7) Il diritto di giocare ovunque
C’era un me più giovane che si vergognava di farsi vedere con un Game Boy in pubblico, su un treno o su un autobus. Dopo una certa ha smesso di essere importante. In treno, in metro o pure nella sala d’attesa del mio commercialista, oggi posso mettermi a giocare con Animal Crossing senza preoccuparmi di quello che pensano di me. E infatti ho preso Steam Deck, Playdate e adoro Switch. Poi non esco mai di casa e tutte le mie sicurezze posso anche darmele in faccia. Ma, potendo, lo farei senza problemi.

8) Il diritto di spizzicare
Questa sembra pensata proprio per il pass o per i duemila giochi in omaggio che riceviamo costantemente (almeno su PC). Per qualcuno è proprio un modo sbagliato di approcciarsi ai videogiochi, cominci tante cose ma non approfondisci niente. Tipo zapping compulsivo. Nonostante io ci veda molti aspetti positivi, però, ricordo che tutto questo potere all’epoca della prima PlayStation o del DS mi quasi allontanarono dalla mia passione preferita. Ti senti sazio, troppo appagato, hai una libreria piena di contenuti e passi quasi tutto il tempo per scegliere a cosa dedicare il tuo tempo. Fino a non averne per dedicarlo a qualcosa. Quindi, boh io lo consiglio solo con moderazione, non come stile di vita. Stuzzicate per scoprire cosa vi interessa, ma poi giocate a fondo.

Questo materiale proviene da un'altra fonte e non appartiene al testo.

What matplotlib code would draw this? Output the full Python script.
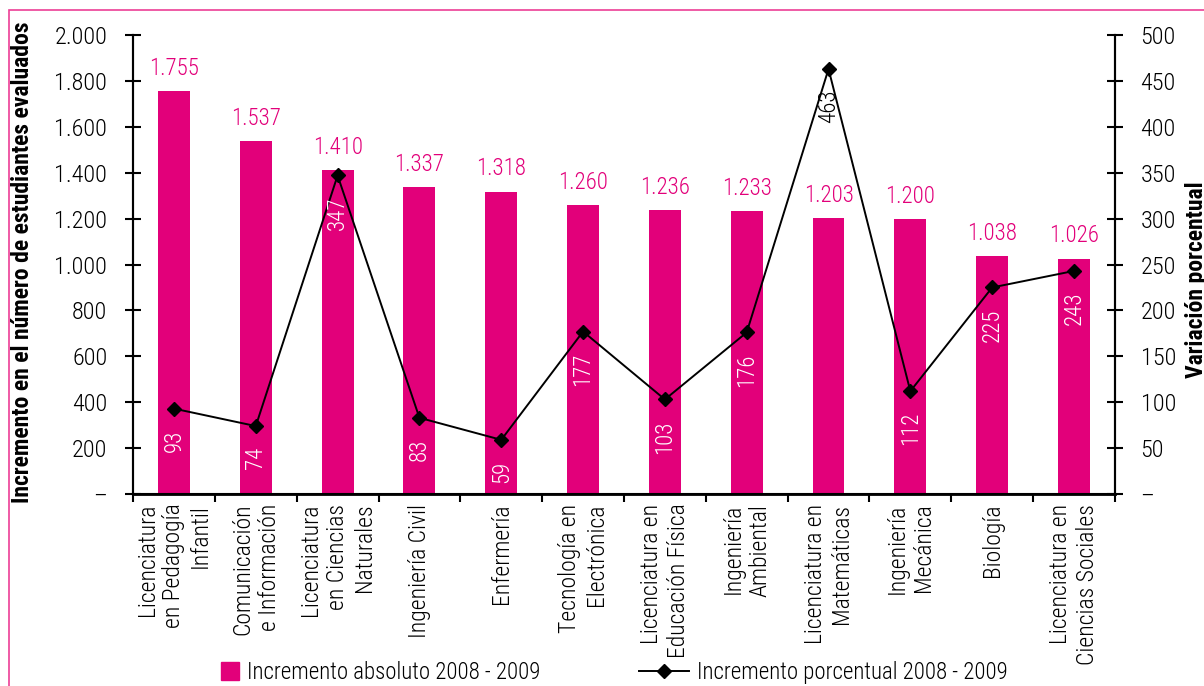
import numpy as np
import matplotlib
matplotlib.use("Agg")
import matplotlib.pyplot as plt
from matplotlib.patches import Rectangle
from matplotlib.legend_handler import HandlerPatch
from matplotlib.ticker import FuncFormatter, MultipleLocator

plt.rcParams['font.family'] = ['Roboto Condensed', 'Liberation Sans Narrow', 'DejaVu Sans']
plt.rcParams['font.weight'] = 'light'

# datos: incremento 2008-2009 por programa
programas = ["Licenciatura\nen Pedagogía\nInfantil", "Comunicación\ne Información",
             "Licenciatura\nen Ciencias\nNaturales", "Ingeniería Civil", "Enfermería",
             "Tecnología en\nElectrónica", "Licenciatura en\nEducación Física",
             "Ingeniería\nAmbiental", "Licenciatura en\nMatemáticas", "Ingeniería\nMecánica",
             "Biología", "Licenciatura en\nCiencias Sociales"]
incremento_abs = [1755, 1537, 1410, 1337, 1318, 1260, 1236, 1233, 1203, 1200, 1038, 1026]
incremento_pct = [93, 74, 347, 83, 59, 177, 103, 176, 463, 112, 225, 243]

MAGENTA = "#E2007A"
FS = 16.5

def miles(v, pos=None):
    if v == 0:
        return "–"
    return f"{int(v):,}".replace(",", ".")

def cuadro(legend, orig_handle, xdescent, ydescent, width, height, fontsize):
    # cuadrado pegado al texto de la leyenda
    lado = 13
    return Rectangle((width - xdescent - lado, 0.5 * height - 0.5 * ydescent - lado / 2),
                     lado, lado)

fig = plt.figure(figsize=(12.04, 6.86), dpi=100)
ax = fig.add_axes([0.1105, 0.2799, 0.8155, 0.669])
ax2 = ax.twinx()

x = np.arange(len(programas))
ax.bar(x, incremento_abs, width=0.39, color=MAGENTA, zorder=2)
ax.set_xlim(-0.5, len(programas) - 0.5)
ax.set_ylim(0, 2000)
ax2.set_ylim(0, 500)

for xi, v in zip(x, incremento_abs):
    ax.annotate(miles(v), (xi, v), xytext=(0, 8), textcoords="offset points",
                ha="center", va="bottom", color=MAGENTA, fontsize=FS)

linea, = ax2.plot(x, incremento_pct, color="black", lw=1.4, marker="D", ms=7, zorder=3)
for xi, p, h in zip(x, incremento_pct, incremento_abs):
    # etiqueta blanca si cae dentro de la barra
    col = "white" if p / 500 < h / 2000 + 0.02 else "black"
    ax2.annotate(str(p), (xi, p), xytext=(0, -15), textcoords="offset points",
                 ha="center", va="top", rotation=90, color=col, fontsize=FS)

# ejes
ax.yaxis.set_major_locator(MultipleLocator(200))
ax.yaxis.set_major_formatter(FuncFormatter(miles))
ax2.yaxis.set_major_locator(MultipleLocator(50))
ax2.yaxis.set_major_formatter(FuncFormatter(miles))
ax.tick_params(axis="y", direction="inout", length=11, width=1.5, labelsize=FS + 1, pad=13)
ax2.tick_params(axis="y", direction="inout", length=11, width=1.5, labelsize=FS + 1, pad=13)

ax.set_xticks(np.arange(len(programas) + 1) - 0.5)
ax.set_xticklabels([])
ax.tick_params(axis="x", direction="out", length=6, width=1.5)
for xi, nombre in zip(x, programas):
    ax.annotate(nombre, (xi, 0), xycoords=("data", "axes fraction"), xytext=(0, -7),
                textcoords="offset points", ha="center", va="top", rotation=90,
                multialignment="right", fontsize=FS + 0.5)

for a in (ax, ax2):
    a.spines["top"].set_visible(False)
    for s in ("left", "right", "bottom"):
        a.spines[s].set_linewidth(1.5)
ax.spines["bottom"].set_linewidth(2)

fig.text(23 / 1204, 1 - 262 / 686, "Incremento en el número de estudiantes evaluados",
         rotation=90, ha="center", va="center", fontsize=17, fontweight="bold")
fig.text(1197 / 1204, 1 - 280 / 686, "Variación porcentual", rotation=90,
         ha="center", va="center", fontsize=17, fontweight="bold")

# leyenda
muestra = Rectangle((0, 0), 1, 1, color=MAGENTA)
fig.legend([muestra, linea], ["Incremento absoluto 2008 - 2009", "Incremento porcentual 2008 - 2009"],
           loc="center", bbox_to_anchor=(0.497, 0.02), ncol=2, frameon=False,
           fontsize=FS, columnspacing=4.3, handlelength=2.2, handletextpad=0.35,
           handler_map={muestra: HandlerPatch(patch_func=cuadro)})

# marco
fig.patches.append(Rectangle((9 / 1204, -0.2), 1.5, 1.2 - 10 / 686, fill=False,
                             edgecolor="#EC3E96", lw=1.2, transform=fig.transFigure,
                             figure=fig))

fig.savefig("out.png", dpi=100)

9) Il diritto di giocare ad alta voce
Paragone anche qui non proprio semplicissimo, premesso che anche “leggere” ad alta voce per me è pratica da barbari. Io pensavo al multiplayer, al gioco online, ma qualcuno mi ha suggerito il gioco in streaming che è, senza dubbio, molto più attinente. Giocare non solo per noi, ma anche per un ipotetico pubblico è davvero molto diverso dal farlo normalmente. Io personalmente mi sono innamorato di Twitch quando l’ho scoperto, poi ho finito col detestarlo e poi abbiamo fatto pace. Giocare ad alta voce è anche condividere le proprie impressioni con gli altri, scrivere della gioia e della delusione per un gioco. Per quanto mi riguarda, i videogiochi non sarebbero stati altrettanto interessanti senza tutto quello che c’è intorno.

10) Il diritto di giocare a bassa voce
Offline, senza rumore intorno, con una cuffia nelle orecchie. Per il piacere di farlo.